[start of Given data]
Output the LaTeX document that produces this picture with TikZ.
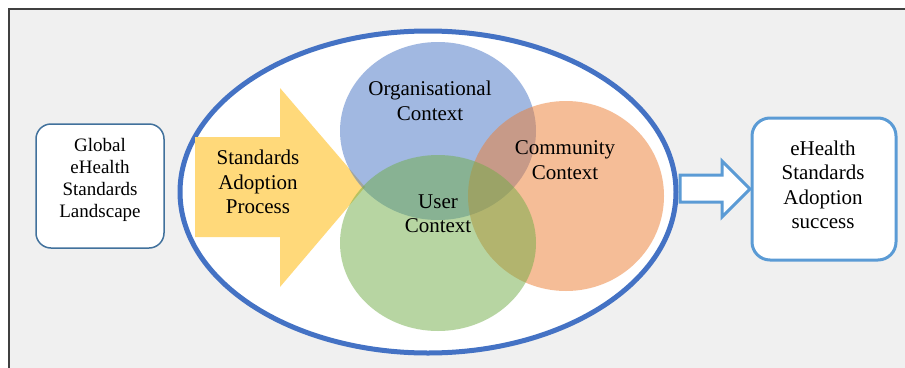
\documentclass[tikz,border=0pt]{standalone}
\usepackage{fontspec}
\setmainfont{Liberation Serif}
\definecolor{framegray}{RGB}{240,240,240}
\definecolor{ringblue}{RGB}{68,114,196}
\definecolor{boxblue}{RGB}{65,113,156}
\definecolor{lightblue}{RGB}{91,155,213}
\definecolor{procyellow}{RGB}{255,217,122}
\definecolor{orgblue}{RGB}{68,114,196}
\definecolor{commorange}{RGB}{237,125,49}
\definecolor{usergreen}{RGB}{112,173,71}
\begin{document}
\begin{tikzpicture}[x=1pt,y=-1pt]
    \useasboundingbox (0,0) rectangle (905,367);

    \tikzstyle{ctx}=[font=\fontsize{21}{24.5}\selectfont,align=center,inner sep=0pt]
    \tikzstyle{small}=[font=\fontsize{19}{22}\selectfont,align=center,inner sep=0pt]
    \tikzstyle{blob}=[fill opacity=0.5]

    % background and frame
    \fill[white] (0,0) rectangle (905,367);
    \draw[fill=framegray,draw=black!75,line width=1.5pt] (9,9) rectangle (930,390);

    % big ring
    \draw[fill=white,draw=ringblue,line width=5pt] (428,192) ellipse [x radius=248pt,y radius=161pt];

    % process arrow
    \fill[procyellow] (195,137) -- (280,137) -- (280,88) -- (365,187)
        -- (280,287) -- (280,237) -- (195,237) -- cycle;

    % the three contexts
    \fill[blob,orgblue] (438,131) ellipse [x radius=98pt,y radius=89pt];
    \fill[blob,commorange] (566,196) ellipse [x radius=98pt,y radius=95pt];
    \fill[blob,usergreen] (438,243) ellipse [x radius=98pt,y radius=88pt];

    \node[ctx] (process) at (258,182) {Standards\\Adoption\\Process};
    \node[ctx] (org) at (430,101) {Organisational\\Context};
    \node[ctx] (comm) at (565,160) {Community\\Context};
    \node[ctx] (user) at (438,213.5) {User\\Context};

    % side boxes
    \draw[fill=white,draw=boxblue,line width=1.5pt,rounded corners=15pt] (36,124) rectangle (164,248);
    \node[small] (global) at (100,180) {Global\\eHealth\\Standards\\Landscape};

    \draw[fill=white,draw=lightblue,line width=3pt,rounded corners=18pt] (752,118) rectangle (896,260);
    \node[ctx] (success) at (823,185) {eHealth\\Standards\\Adoption\\success};

    % outcome arrow
    \draw[fill=white,draw=lightblue,line width=3pt] (680,175) -- (722,175) -- (722,161) -- (750,189)
        -- (722,217) -- (722,202) -- (680,202) -- cycle;
\end{tikzpicture}
\end{document}
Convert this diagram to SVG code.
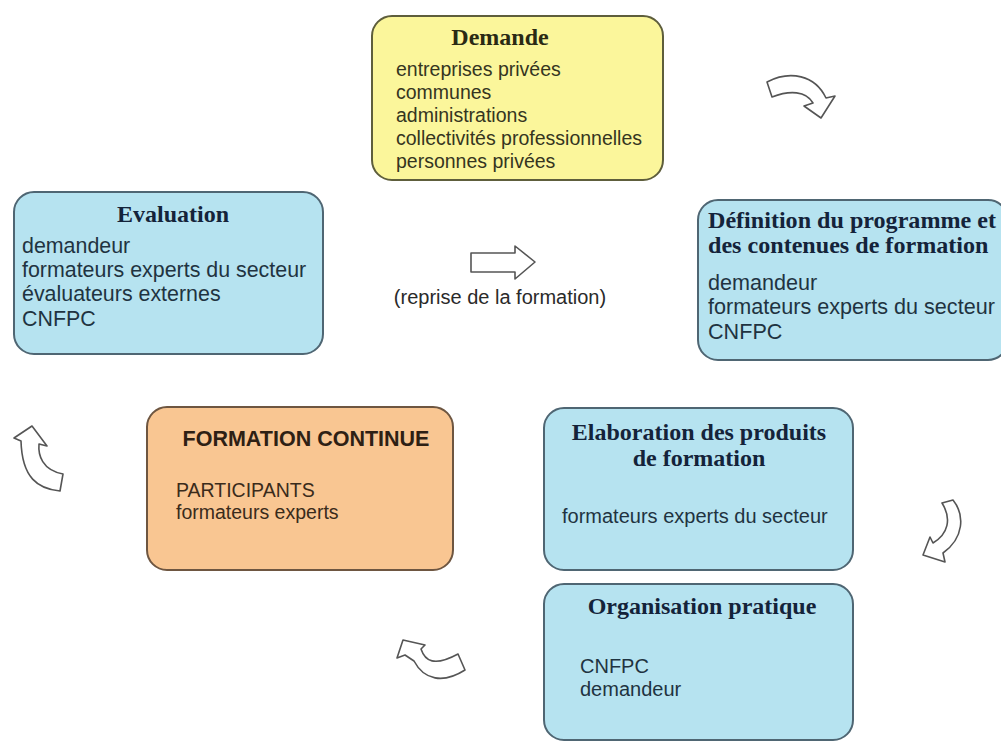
<svg xmlns="http://www.w3.org/2000/svg" width="1001" height="745" viewBox="0 0 1001 745">
<style>
.box{stroke-width:2}
.blue{fill:#b6e3f0;stroke:#4f6673}
.yellow{fill:#fbf69b;stroke:#5e5e3c}
.orange{fill:#f9c692;stroke:#6e5641}
.title{font-family:"Liberation Serif",serif;font-weight:bold;font-size:24px;fill:#14233a}
.body{font-family:"Liberation Sans",Arial,sans-serif;fill:#1f3341}
.ybody{font-family:"Liberation Sans",Arial,sans-serif;fill:#35351f}
.obody{font-family:"Liberation Sans",Arial,sans-serif;fill:#3a2b1b}
.arrow{fill:#ffffff;stroke:#555555;stroke-width:1.6;stroke-linejoin:round}
</style>
<rect x="0" y="0" width="1001" height="745" fill="#ffffff"/>

<g id="demande">
<rect class="box yellow" x="372" y="16" width="291" height="164" rx="20"/>
<text class="title" x="500" y="45" text-anchor="middle" style="fill:#2a2a14">Demande</text>
<g class="ybody" font-size="19.5">
<text x="396" y="76">entreprises privées</text>
<text x="396" y="99">communes</text>
<text x="396" y="122">administrations</text>
<text x="396" y="145">collectivités professionnelles</text>
<text x="396" y="168">personnes privées</text>
</g>
</g>

<g id="evaluation">
<rect class="box blue" x="14" y="192" width="309" height="162" rx="20"/>
<text class="title" x="173" y="222" text-anchor="middle">Evaluation</text>
<g class="body" font-size="21.4">
<text x="22" y="253">demandeur</text>
<text x="22" y="277">formateurs experts du secteur</text>
<text x="22" y="301">évaluateurs externes</text>
<text x="22" y="326">CNFPC</text>
</g>
</g>

<g id="definition">
<rect class="box blue" x="698" y="200" width="310" height="160" rx="20"/>
<text class="title" x="708" y="228" style="font-size:24.1px">Définition du programme et</text>
<text class="title" x="708" y="253" style="font-size:24.1px">des contenues de formation</text>
<g class="body" font-size="21.6">
<text x="708" y="290">demandeur</text>
<text x="708" y="314">formateurs experts du secteur</text>
<text x="708" y="339">CNFPC</text>
</g>
</g>

<g id="elaboration">
<rect class="box blue" x="544" y="408" width="309" height="162" rx="20"/>
<text class="title" x="699" y="440" text-anchor="middle">Elaboration des produits</text>
<text class="title" x="699" y="466" text-anchor="middle">de formation</text>
<text class="body" font-size="20" x="562" y="523">formateurs experts du secteur</text>
</g>

<g id="organisation">
<rect class="box blue" x="544" y="584" width="309" height="156" rx="20"/>
<text class="title" x="702" y="614" text-anchor="middle">Organisation pratique</text>
<g class="body" font-size="20">
<text x="580" y="673">CNFPC</text>
<text x="580" y="696">demandeur</text>
</g>
</g>

<g id="formation-continue">
<rect class="box orange" x="147" y="407" width="306" height="163" rx="20"/>
<text x="306" y="446" text-anchor="middle" font-family="Liberation Sans, Arial, sans-serif" font-weight="bold" font-size="21.5" fill="#2e2014">FORMATION CONTINUE</text>
<g class="obody" font-size="19.5">
<text x="176" y="497">PARTICIPANTS</text>
<text x="176" y="519">formateurs experts</text>
</g>
</g>

<g id="reprise">
<path class="arrow" d="M471,253 L515,253 L515,246 L535,262 L515,279 L515,272 L471,272 Z"/>
<text x="500" y="304" text-anchor="middle" font-family="Liberation Sans, Arial, sans-serif" font-size="20" fill="#2a2a2a">(reprise de la formation)</text>
</g>

<g id="connectors">
<path class="arrow" d="M767,82 C790,70 815,75 826,98 L835,96 L821,118 L804,106 L813,103 C806,91 790,90 772,97 Z"/>
<path class="arrow" d="M953,500 C965,515 964,538 943,553 L945,562 L923,555 L930,537 L933,543 C948,534 952,519 942,503 Z"/>
<path class="arrow" d="M403,640 L425,645 L421,649 C425,661 434,667 458,654 L465,670 C443,684 424,680 414,661 L405,655 L397,658 Z"/>
<path class="arrow" d="M32,426 L47,446 L39,444 C38,455 42,470 63,474 L60,491 C38,489 22,478 21,441 L14,438 Z"/>
</g>
</svg>
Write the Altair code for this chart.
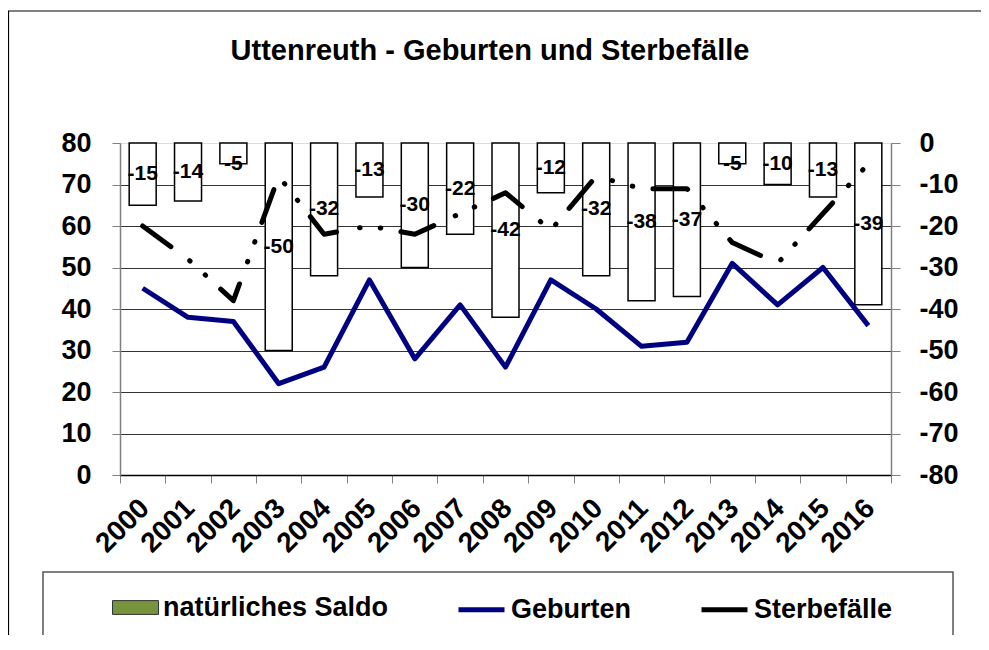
import altair as alt
import pandas as pd

# ---- data ----
jahre = ["2000", "2001", "2002", "2003", "2004", "2005", "2006", "2007", "2008",
         "2009", "2010", "2011", "2012", "2013", "2014", "2015", "2016"]
geburten = [45, 38, 37, 22, 26, 47, 28, 41, 26, 47, 40, 31, 32, 51, 41, 50, 36]
sterbefaelle = [60, 52, 42, 72, 58, 60, 58, 63, 68, 59, 72, 69, 69, 56, 51, 63, 75]
saldo = [-15, -14, -5, -50, -32, -13, -30, -22, -42, -12, -32, -38, -37, -5, -10, -13, -39]
saldo_name = ["natürliches Saldo"]
saldo_farbe = ["#77933C"]
linien = ["Geburten", "Sterbefälle"]
linien_farben = ["#000080", "#000000"]
links_ticks = [0, 10, 20, 30, 40, 50, 60, 70, 80]
rechts_ticks = [-80, -70, -60, -50, -40, -30, -20, -10, 0]
titel = "Uttenreuth  - Geburten und Sterbefälle"

df = pd.DataFrame({"Jahr": jahre, "Geburten": geburten,
                   "Sterbefaelle": sterbefaelle, "Saldo": saldo})

FONT = "Liberation Sans"
W, H = 771, 332

x_enc = alt.X(
    "Jahr:N", title=None, sort=jahre,
    scale=alt.Scale(paddingInner=0, paddingOuter=0),
    axis=alt.Axis(labelAngle=-45, labelAlign="right", labelBaseline="top",
                  labelFont=FONT, labelFontSize=28, labelFontWeight="bold",
                  labelColor="black", labelPadding=11, labelOffset=-8,
                  labelOverlap=False,
                  tickBand="extent", tickSize=8, tickColor="#808080",
                  domainColor="black", domainWidth=1.5, grid=False),
)

right_scale = alt.Scale(domain=[-80, 0], nice=False)
left_scale = alt.Scale(domain=[0, 80], nice=False)

right_axis = alt.Axis(orient="right", values=rechts_ticks,
                      labelExpr="'' + datum.value",
                      labelFont=FONT, labelFontSize=27, labelFontWeight="bold",
                      labelColor="black", labelPadding=19, tickSize=9,
                      tickColor="#808080", domainColor="#808080",
                      domainWidth=1.5, grid=False)

left_axis = alt.Axis(orient="left", values=links_ticks,
                     labelFont=FONT, labelFontSize=27, labelFontWeight="bold",
                     labelColor="black", labelPadding=21, tickSize=8,
                     tickColor="#808080", domainColor="#808080",
                     domainWidth=1.5, grid=True, gridColor="#333333",
                     gridWidth=1,
                     gridOpacity={"condition": {"test": "datum.value === 80 || datum.value === 0", "value": 0}, "value": 1})

bars = alt.Chart(df).mark_bar(
    fill="white", stroke="black", strokeWidth=1.5, size=27
).encode(
    x=x_enc,
    y=alt.Y("Saldo:Q", title=None, scale=right_scale, axis=right_axis),
)

# invisible copy of the bars that only carries the legend entry
bars_legend = alt.Chart(df).transform_calculate(Serie="'natürliches Saldo'").mark_bar(
    opacity=0, size=27
).encode(
    x=x_enc,
    y=alt.Y("Saldo:Q", title=None, scale=right_scale, axis=right_axis),
    fill=alt.Fill("Serie:N", scale=alt.Scale(domain=saldo_name, range=saldo_farbe),
                  legend=alt.Legend(
                      title=None, orient="none", legendX=-8, legendY=441,
                      labelFont=FONT, labelFontSize=27, labelFontWeight="bold",
                      labelColor="black", labelLimit=600, labelOffset=4,
                      symbolType="M-1,-0.3H1V0.3H-1Z", symbolSize=2116,
                      symbolStrokeColor="#333333", symbolStrokeWidth=1,
                      symbolOpacity=1, padding=0)),
)

labels = alt.Chart(df).transform_calculate(
    mid="min(datum.Saldo / 2, -5)", lbl="'' + datum.Saldo"
).mark_text(
    font=FONT, fontSize=21, fontWeight="bold", color="black", baseline="middle"
).encode(
    x=x_enc,
    y=alt.Y("mid:Q", title=None, scale=right_scale, axis=right_axis),
    text="lbl:N",
)

line_legend = alt.Legend(
    title=None, orient="none", legendX=336, legendY=441,
    direction="horizontal", columns=2, columnPadding=59,
    labelFont=FONT, labelFontSize=27, labelFontWeight="bold",
    labelColor="black", labelLimit=600, labelOffset=4,
    symbolSize=2116, symbolStrokeWidth=5, symbolType="stroke",
    symbolDash=[1, 0], padding=0,
)

color_enc = alt.Color("Serie:N", scale=alt.Scale(domain=linien, range=linien_farben),
                      legend=line_legend)

geb = alt.Chart(df).transform_calculate(Serie="'Geburten'").mark_line(
    strokeWidth=5, strokeJoin="round"
).encode(
    x=x_enc,
    y=alt.Y("Geburten:Q", title=None, scale=left_scale, axis=left_axis),
    color=color_enc,
)

ster = alt.Chart(df).transform_calculate(Serie="'Sterbefälle'").mark_line(
    strokeWidth=5, strokeCap="round", strokeJoin="round",
    strokeDash=[35, 23.5, 0.5, 20.5, 0.5, 20.5]
).encode(
    x=x_enc,
    y=alt.Y("Sterbefaelle:Q", title=None, scale=left_scale, axis=left_axis),
    color=color_enc,
)

frame_data = pd.DataFrame({"t": [titel]})
outer = alt.Chart(frame_data).mark_rect(
    fillOpacity=0, stroke="black", strokeWidth=1.2
).encode(x=alt.value(-111.5), x2=alt.value(900), y=alt.value(-132), y2=alt.value(700))

legend_box = alt.Chart(frame_data).mark_rect(
    fillOpacity=0, stroke="#555555", strokeWidth=1.5
).encode(x=alt.value(-77), x2=alt.value(833), y=alt.value(429), y2=alt.value(493))

title_mark = alt.Chart(frame_data).mark_text(
    font=FONT, fontSize=29, fontWeight="bold", color="black",
    align="center", baseline="alphabetic"
).encode(x=alt.value(370), y=alt.value(-83), text="t:N")

chart = alt.layer(
    alt.layer(outer, legend_box, title_mark, bars, bars_legend, labels),
    alt.layer(geb, ster),
).resolve_scale(y="independent").properties(
    width=W, height=H,
    autosize=alt.AutoSizeParams(type="none"),
    padding={"left": 112, "top": 135, "right": 90, "bottom": 160},
).configure_view(stroke=None).configure(background="white")

chart.save("out.html", embed_options={"renderer": "svg", "actions": False})
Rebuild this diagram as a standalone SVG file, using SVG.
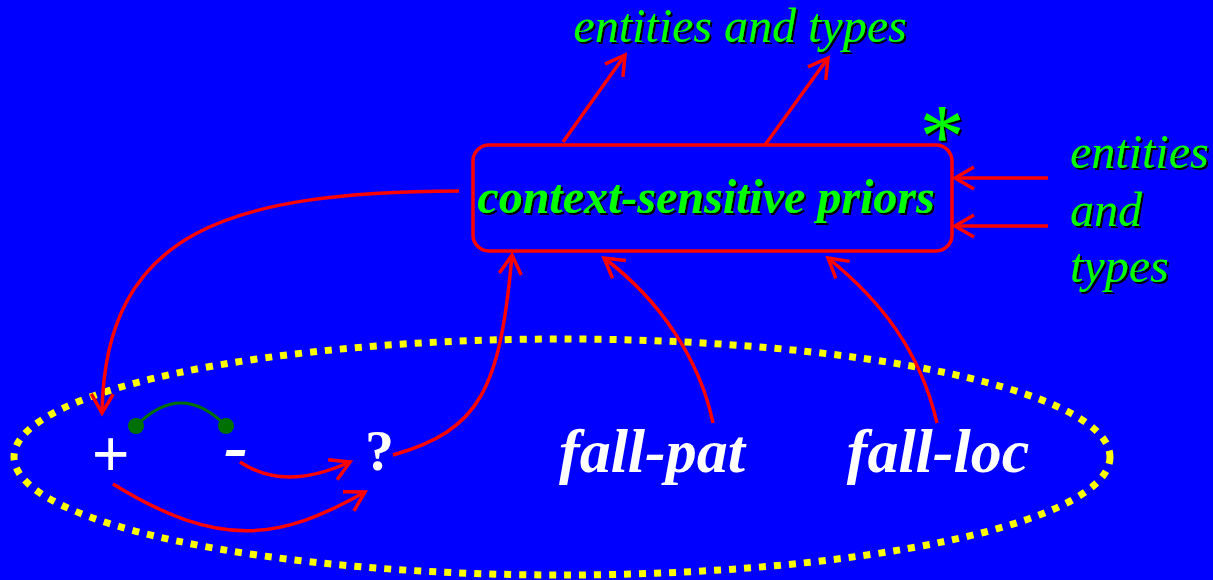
<svg xmlns="http://www.w3.org/2000/svg" width="1213" height="580" viewBox="0 0 1213 580">
<defs>
<style>
.lbl{font-family:"Liberation Serif","Times New Roman",serif;font-style:italic;fill:#00FF00;font-size:48px;filter:url(#sh)}
.bold{font-weight:bold}
.wt{font-family:"Liberation Serif","Times New Roman",serif;fill:#FFFFFF;font-weight:bold}
.con{fill:none;stroke:#FF0000;stroke-width:3.5}
</style>
<filter id="sh" x="-10%" y="-10%" width="120%" height="130%">
<feDropShadow dx="2" dy="2" stdDeviation="0" flood-color="#000000"/>
</filter>
<marker id="ah" viewBox="-22 -13 26 26" refX="0" refY="0" markerWidth="26" markerHeight="26" markerUnits="userSpaceOnUse" orient="auto">
<path d="M-19,-11 L0,0 L-19,11" fill="none" stroke="#FF0000" stroke-width="3.5"/>
</marker>
</defs>
<rect x="0" y="0" width="1213" height="580" fill="#0000FF"/>
<g id="group-ellipse">
<ellipse cx="562" cy="457" rx="548" ry="118" fill="none" stroke="#FFFF00" stroke-width="7" stroke-dasharray="7 8"/>
</g>
<g id="connectors">
<line class="con" x1="563" y1="142" x2="625" y2="55" marker-end="url(#ah)"/>
<line class="con" x1="765" y1="145" x2="828" y2="58" marker-end="url(#ah)"/>
<line class="con" x1="1048" y1="178" x2="955" y2="178" marker-end="url(#ah)"/>
<line class="con" x1="1048" y1="226" x2="955" y2="226" marker-end="url(#ah)"/>
<path class="con" d="M459,191 C230,192 105,230 102,413" marker-end="url(#ah)"/>
<path class="con" d="M393,455 C480,430 500,390 512,255" marker-end="url(#ah)"/>
<path class="con" d="M713,423 C700,360 660,300 604,258" marker-end="url(#ah)"/>
<path class="con" d="M937,423 C920,350 880,300 828,258" marker-end="url(#ah)"/>
<path class="con" d="M240,462 C270,482 305,482 350,462" marker-end="url(#ah)"/>
<path class="con" d="M113,484 C220,550 280,540 365,492" marker-end="url(#ah)"/>
<path d="M136,426 Q181,380 226,426" fill="none" stroke="#007000" stroke-width="3"/>
<circle cx="136" cy="426" r="8" fill="#007000"/>
<circle cx="226" cy="426" r="8" fill="#007000"/>
</g>
<g id="node-priors">
<rect x="473" y="145" width="479" height="106" rx="16" fill="#0000FF" stroke="#FF0000" stroke-width="3.5"/>
<text class="lbl bold" x="706" y="213" text-anchor="middle">context-sensitive priors</text>
</g>
<g id="node-star">
<text class="lbl" x="942" y="167" text-anchor="middle" style="font-size:90px;font-style:normal">*</text>
</g>
<g id="node-top-label">
<text class="lbl" x="740" y="42" text-anchor="middle">entities and types</text>
</g>
<g id="node-right-label">
<text class="lbl" x="1070" y="168">entities</text>
<text class="lbl" x="1070" y="226">and</text>
<text class="lbl" x="1070" y="282">types</text>
</g>
<g id="node-plus">
<text x="92" y="476" font-family="'Liberation Sans',Arial,sans-serif" font-size="64" fill="#FFFFFF">+</text>
</g>
<g id="node-minus">
<text class="wt" x="224" y="470" font-size="72" font-style="italic">-</text>
</g>
<g id="node-question">
<text class="wt" x="365" y="470" font-size="58">?</text>
</g>
<g id="node-fall-pat">
<text class="wt" x="652" y="472" font-size="62" font-style="italic" text-anchor="middle">fall-pat</text>
</g>
<g id="node-fall-loc">
<text class="wt" x="938" y="472" font-size="62" font-style="italic" text-anchor="middle">fall-loc</text>
</g>
</svg>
[end of Given data]
Using the entries above, transcribe every line from the line containing "Write the Altair code for this chart." through the line containing "W, H = 771, 332". Do not copy pictures.

Answer below:
Write the Altair code for this chart.
import altair as alt
import pandas as pd

# ---- data ----
jahre = ["2000", "2001", "2002", "2003", "2004", "2005", "2006", "2007", "2008",
         "2009", "2010", "2011", "2012", "2013", "2014", "2015", "2016"]
geburten = [45, 38, 37, 22, 26, 47, 28, 41, 26, 47, 40, 31, 32, 51, 41, 50, 36]
sterbefaelle = [60, 52, 42, 72, 58, 60, 58, 63, 68, 59, 72, 69, 69, 56, 51, 63, 75]
saldo = [-15, -14, -5, -50, -32, -13, -30, -22, -42, -12, -32, -38, -37, -5, -10, -13, -39]
saldo_name = ["natürliches Saldo"]
saldo_farbe = ["#77933C"]
linien = ["Geburten", "Sterbefälle"]
linien_farben = ["#000080", "#000000"]
links_ticks = [0, 10, 20, 30, 40, 50, 60, 70, 80]
rechts_ticks = [-80, -70, -60, -50, -40, -30, -20, -10, 0]
titel = "Uttenreuth  - Geburten und Sterbefälle"

df = pd.DataFrame({"Jahr": jahre, "Geburten": geburten,
                   "Sterbefaelle": sterbefaelle, "Saldo": saldo})

FONT = "Liberation Sans"
W, H = 771, 332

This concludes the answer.